What the exercise asks: Copy the first line of the entries below and every line after it through the line containing "(0,0) rectangle (493,552);". Do not include pictures.

Data listing:

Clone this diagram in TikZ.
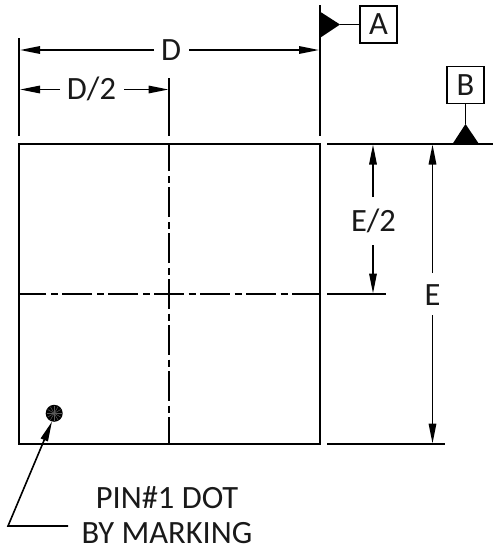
\documentclass[tikz,border=0pt]{standalone}
\usepackage{fontspec}
\setmainfont{Carlito}
\usetikzlibrary{arrows.meta}
\definecolor{mygray}{RGB}{90,90,90}
\newcommand*{\mytextstyle}{\fontsize{32.5}{34}\selectfont\color{black!90}}
\tikzset{
   outline/.style    = {line width=1.6pt, black},
   thinline/.style   = {line width=1.6pt, black},
   centerline/.style = {line width=1.6pt, black, dash pattern=on 30pt off 4.5pt on 7pt off 4.5pt, dash phase=15pt},
   dimarrow/.style   = {line width=1.6pt, -{Triangle[length=20pt,width=7.5pt]}},
   label/.style      = {font=\mytextstyle, inner sep=0pt},
   datumbox/.style   = {draw, line width=1.6pt, minimum size=37pt, inner sep=0pt, font=\mytextstyle}
}
\begin{document}
\begin{tikzpicture}[x=1pt,y=-1pt]
   \useasboundingbox (0,0) rectangle (493,552);

   % package outline
   \draw[outline] (19.2,144) rectangle (319.8,444);

   % center lines
   \coordinate (mid) at (169.2,294);
   \draw[centerline] (mid) -- (19.2,294);
   \draw[centerline] (mid) -- (319.8,294);
   \draw[centerline] (mid) -- (169.2,144);
   \draw[centerline] (mid) -- (169.2,444);

   % extension lines
   \draw[thinline] (19.2,38) -- (19.2,136);
   \draw[thinline] (319.8,5) -- (319.8,136);
   \draw[thinline] (169.2,78) -- (169.2,136);
   \draw[thinline] (327,144) -- (493,144);
   \draw[thinline] (327,294) -- (386,294);
   \draw[thinline] (327,444) -- (445,444);

   % dimension D
   \node[label] (dimD) at (171,50) {D};
   \coordinate (dimDl) at (154,50);
   \coordinate (dimDr) at (189,50);
   \draw[dimarrow] (dimDl) -- (20,50);
   \draw[dimarrow] (dimDr) -- (319,50);

   % dimension D/2
   \node[label] (dimDhalf) at (91.5,89) {D/2};
   \coordinate (dimDhalfl) at (60,89.5);
   \coordinate (dimDhalfr) at (124,89.5);
   \draw[dimarrow] (dimDhalfl) -- (20,89.5);
   \draw[dimarrow] (dimDhalfr) -- (168.5,89.5);

   % dimension E/2
   \node[label] (dimEhalf) at (373.5,221) {E/2};
   \coordinate (dimEhalft) at (373,197);
   \coordinate (dimEhalfb) at (373,245);
   \draw[dimarrow] (dimEhalft) -- (373,144.5);
   \draw[dimarrow] (dimEhalfb) -- (373,293.5);

   % dimension E
   \node[label] (dimE) at (432.5,295) {E};
   \coordinate (dimEt) at (432.5,273);
   \coordinate (dimEb) at (432.5,315);
   \draw[dimarrow] (dimEt) -- (432.5,144.5);
   \draw[dimarrow] (dimEb) -- (432.5,443.5);

   % datum A
   \node[datumbox] (boxA) at (378.5,24.5) {A};
   \coordinate (tipA) at (340,24.5);
   \fill (319.8,11.5) -- (tipA) -- (319.8,38) -- cycle;
   \draw[thinline] (tipA) -- (boxA);

   % datum B
   \node[datumbox] (boxB) at (465.5,85) {B};
   \coordinate (tipB) at (465.5,124);
   \fill (452.5,144) -- (tipB) -- (479,144) -- cycle;
   \draw[thinline] (tipB) -- (boxB);

   % pin 1 dot
   \fill[black] (54.2,413.3) circle (8.5);
   \foreach \ang in {0,30,...,330}{
      \draw[mygray, line width=0.5pt] (54.2,413.3) -- ++(\ang:7.5);
   }
   \coordinate (dotedge) at (52,421.5);
   \coordinate (leaderknee) at (8,526);
   \coordinate (leaderend) at (68,526);
   \draw[dimarrow] (leaderend) -- (leaderknee) -- (dotedge);

   \node[label] (pinA) at (167,498) {PIN\#1 DOT};
   \node[label] (pinB) at (167,533) {BY MARKING};
\end{tikzpicture}
\end{document}
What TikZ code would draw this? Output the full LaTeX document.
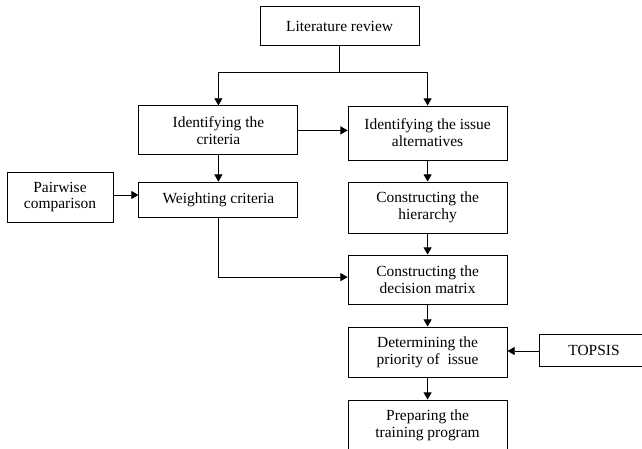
\documentclass[tikz,border=0pt]{standalone}
\usepackage{fontspec}
\setmainfont{Liberation Serif}
\usetikzlibrary{arrows.meta,positioning,calc}

\begin{document}
\begin{tikzpicture}[
    box/.style={rectangle,draw,line width=0.6pt,align=center,minimum width=3.975cm,
        font=\fontsize{11}{12}\selectfont},
    flow/.style={-{Triangle[length=0.18cm,width=0.2cm]},line width=0.6pt},
    link/.style={line width=0.6pt}]
\useasboundingbox (0,0) rectangle (16.05,11.2);
\fill[white] (0,0) rectangle (16.05,11.2);
\clip (0,0) rectangle (16.05,11.2);
        % Main chain
\node[box,minimum height=0.975cm] (lit) at (8.49,10.54) {Literature review};
\node[box,minimum height=1.225cm] (crit) at (5.46,7.94) {Identifying the\\criteria};
\node[box,minimum height=1.35cm] (alt) at (10.69,7.875) {Identifying the issue\\alternatives};
\node[box,minimum height=0.875cm] (weight) at (5.46,6.21) {Weighting criteria};
\node[box,minimum width=2.65cm,minimum height=1.25cm] (pair) at (1.5,6.275) {Pairwise\\comparison};
\node[box,minimum height=1.275cm] (hier) at (10.69,6.0125) {Constructing the\\hierarchy};
\node[box,minimum height=1.225cm] (matrix) at (10.69,4.2125) {Constructing the\\decision matrix};
\node[box,minimum height=1.25cm] (prio) at (10.69,2.4) {Determining the\\priority of \ issue};
\node[box,minimum width=2.75cm,minimum height=0.8cm] (topsis) at (14.85,2.45) {TOPSIS};
\node[box,minimum height=1.25cm] (prep) at (10.69,0.575) {Preparing the\\training program};

\coordinate (split) at ($(lit.south)+(0,-0.65)$);
\draw[link] (lit.south) -- (split);
\draw[flow] (split) -| (crit.north);
\draw[flow] (split) -| (alt.north);
\draw[flow] (crit.east) -- (crit.east -| alt.west);
\draw[flow] (crit) -- (weight);
\draw[flow] (pair.east |- 0,6.325) -- (weight.west |- 0,6.325);
\draw[flow] (weight.south) |- ($(matrix.west)+(0,0.06)$);
\draw[flow] (alt) -- (hier);
\draw[flow] (hier) -- (matrix);
\draw[flow] (matrix) -- (prio);
\draw[flow] (prio) -- (prep);
\draw[flow] (topsis.west |- 0,2.425) -- (prio.east |- 0,2.425);
    \end{tikzpicture}
\end{document}
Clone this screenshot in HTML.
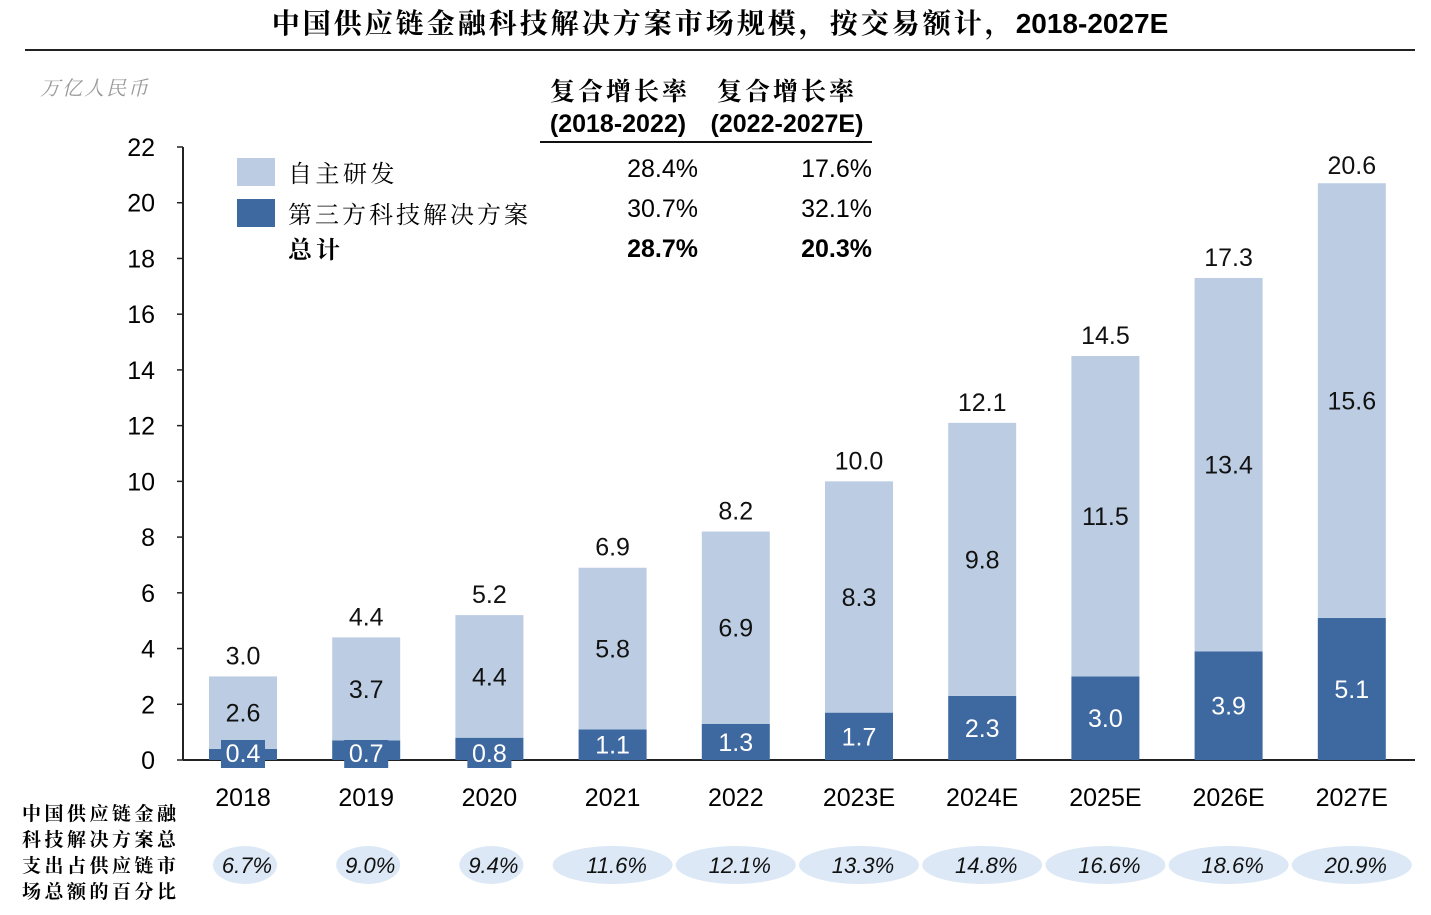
<!DOCTYPE html>
<html><head><meta charset="utf-8"><style>
body{margin:0;background:#fff;width:1431px;height:915px;overflow:hidden;}
svg{display:block;font-family:"Liberation Sans","Noto Sans CJK SC",sans-serif;}
.cjk{font-family:"Liberation Serif","Noto Serif CJK SC",serif;}
</style></head><body>
<svg id="chart" width="1431" height="915">
<text x="720" y="33" text-anchor="middle" font-size="28" font-weight="bold" class="cjk" letter-spacing="3">中国供应链金融科技解决方案市场规模，按交易额计，<tspan font-family="Liberation Sans" letter-spacing="0">2018-2027E</tspan></text>
<line x1="25" y1="50" x2="1415" y2="50" stroke="#222" stroke-width="2"/>
<text x="40" y="95" font-size="20" fill="#999" font-style="italic" class="cjk" letter-spacing="2">万亿人民币</text>
<g font-size="25">
<text x="620" y="100" text-anchor="middle" font-weight="bold" class="cjk" letter-spacing="3">复合增长率</text>
<text x="787" y="100" text-anchor="middle" font-weight="bold" class="cjk" letter-spacing="3">复合增长率</text>
<text x="618" y="132" text-anchor="middle" font-weight="bold">(2018-2022)</text>
<text x="787" y="132" text-anchor="middle" font-weight="bold">(2022-2027E)</text>
<line x1="540" y1="142" x2="872" y2="142" stroke="#111" stroke-width="2"/>
<rect x="237" y="158" width="38" height="28" fill="#bccde3"/>
<text x="288" y="182" class="cjk" font-size="24" letter-spacing="3.5">自主研发</text>
<rect x="237" y="199" width="38" height="28" fill="#3e68a0"/>
<text x="288" y="223" class="cjk" font-size="24" letter-spacing="3">第三方科技解决方案</text>
<text x="288" y="258" font-weight="bold" class="cjk" font-size="24" letter-spacing="4">总计</text>
<text x="698" y="177" text-anchor="end">28.4%</text><text x="872" y="177" text-anchor="end">17.6%</text>
<text x="698" y="217" text-anchor="end">30.7%</text><text x="872" y="217" text-anchor="end">32.1%</text>
<text x="698" y="257" text-anchor="end" font-weight="bold">28.7%</text><text x="872" y="257" text-anchor="end" font-weight="bold">20.3%</text>
</g>
<g id="plot"></g>
<text font-size="19" font-weight="bold" class="cjk" letter-spacing="3.5">
<tspan x="22" y="820">中国供应链金融</tspan><tspan x="22" y="846">科技解决方案总</tspan><tspan x="22" y="872">支出占供应链市</tspan><tspan x="22" y="898">场总额的百分比</tspan></text>
</svg>
<script>
const categories=["2018","2019","2020","2021","2022","2023E","2024E","2025E","2026E","2027E"];
const inHouse=[2.6,3.7,4.4,5.8,6.9,8.3,9.8,11.5,13.4,15.6];
const thirdParty=[0.4,0.7,0.8,1.1,1.3,1.7,2.3,3.0,3.9,5.1];
const totals=[3.0,4.4,5.2,6.9,8.2,10.0,12.1,14.5,17.3,20.6];
const shares=["6.7%","9.0%","9.4%","11.6%","12.1%","13.3%","14.8%","16.6%","18.6%","20.9%"];
const yTicks=[0,2,4,6,8,10,12,14,16,18,20,22];
const NS="http://www.w3.org/2000/svg";
const g=document.getElementById('plot');
const y0=760,yTop=147,yMax=22;
const y=v=>y0-(v/yMax)*(y0-yTop);
const x=i=>243+i*123.2;
const bw=68;
function el(t,a,txt){const e=document.createElementNS(NS,t);for(const k in a)e.setAttribute(k,a[k]);if(txt!==undefined)e.textContent=txt;g.appendChild(e);return e;}
let ax=el('line',{x1:183,y1:147,x2:183,y2:760,stroke:'#222','stroke-width':2});


let xa=el('line',{x1:183,y1:760,x2:1415,y2:760,stroke:'#222','stroke-width':2});


yTicks.forEach(t=>{
  let l=el('line',{x1:177,y1:y(t),x2:183,y2:y(t),stroke:'#222','stroke-width':1.5});
  
  
  let tx=el('text',{x:155,y:y(t)+9,'text-anchor':'end','font-size':25},t);
  
  
});
categories.forEach((c,i)=>{
  const cx=x(i),tot=thirdParty[i]+inHouse[i];
  let b1=el('rect',{x:cx-bw/2,y:y(thirdParty[i]),width:bw,height:y0-y(thirdParty[i]),fill:'#3e68a0'});
  
  
  let b2=el('rect',{x:cx-bw/2,y:y(tot),width:bw,height:y(thirdParty[i])-y(tot),fill:'#bccde3'});
  
  
  const small=thirdParty[i]<1;
  const ly=small?y0+2:(y0+y(thirdParty[i]))/2+9;
  if(small){let bg=el('rect',{x:cx-22,y:y0-20,width:44,height:28,fill:'#3e68a0'});
    
    }
  let l1=el('text',{x:cx,y:ly,'text-anchor':'middle','font-size':25,fill:'#fff'},thirdParty[i].toFixed(1));
  
  
  const my=small&&inHouse[i]<3?y(tot)+45:(y(tot)+y(thirdParty[i]))/2+9;
  let l2=el('text',{x:cx,y:my,'text-anchor':'middle','font-size':25,fill:'#111'},inHouse[i].toFixed(1));
  
  
  let l3=el('text',{x:cx,y:y(totals[i])-12,'text-anchor':'middle','font-size':25,fill:'#111'},totals[i].toFixed(1));
  
  
  let xl=el('text',{x:cx,y:806,'text-anchor':'middle','font-size':25},c);
  
  
  const rx=i<3?32:60;
  let e=el('ellipse',{cx:cx+(i<3?2:0),cy:865,rx:rx,ry:19,fill:'#dce8f5'});
  
  
  let st=el('text',{x:cx+4,y:873,'text-anchor':'middle','font-size':22,'font-style':'italic',fill:'#111'},shares[i]);
  
  
});
</script>
</body></html>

Solution to this task:
Clone this diagram in TikZ.
\documentclass[tikz,border=0pt]{standalone}
\usepackage{fontspec}
\setmainfont{Carlito}
\usetikzlibrary{arrows.meta}
\definecolor{mygray}{RGB}{90,90,90}
\newcommand*{\mytextstyle}{\fontsize{32.5}{34}\selectfont\color{black!90}}
\tikzset{
   outline/.style    = {line width=1.6pt, black},
   thinline/.style   = {line width=1.6pt, black},
   centerline/.style = {line width=1.6pt, black, dash pattern=on 30pt off 4.5pt on 7pt off 4.5pt, dash phase=15pt},
   dimarrow/.style   = {line width=1.6pt, -{Triangle[length=20pt,width=7.5pt]}},
   label/.style      = {font=\mytextstyle, inner sep=0pt},
   datumbox/.style   = {draw, line width=1.6pt, minimum size=37pt, inner sep=0pt, font=\mytextstyle}
}
\begin{document}
\begin{tikzpicture}[x=1pt,y=-1pt]
   \useasboundingbox (0,0) rectangle (493,552);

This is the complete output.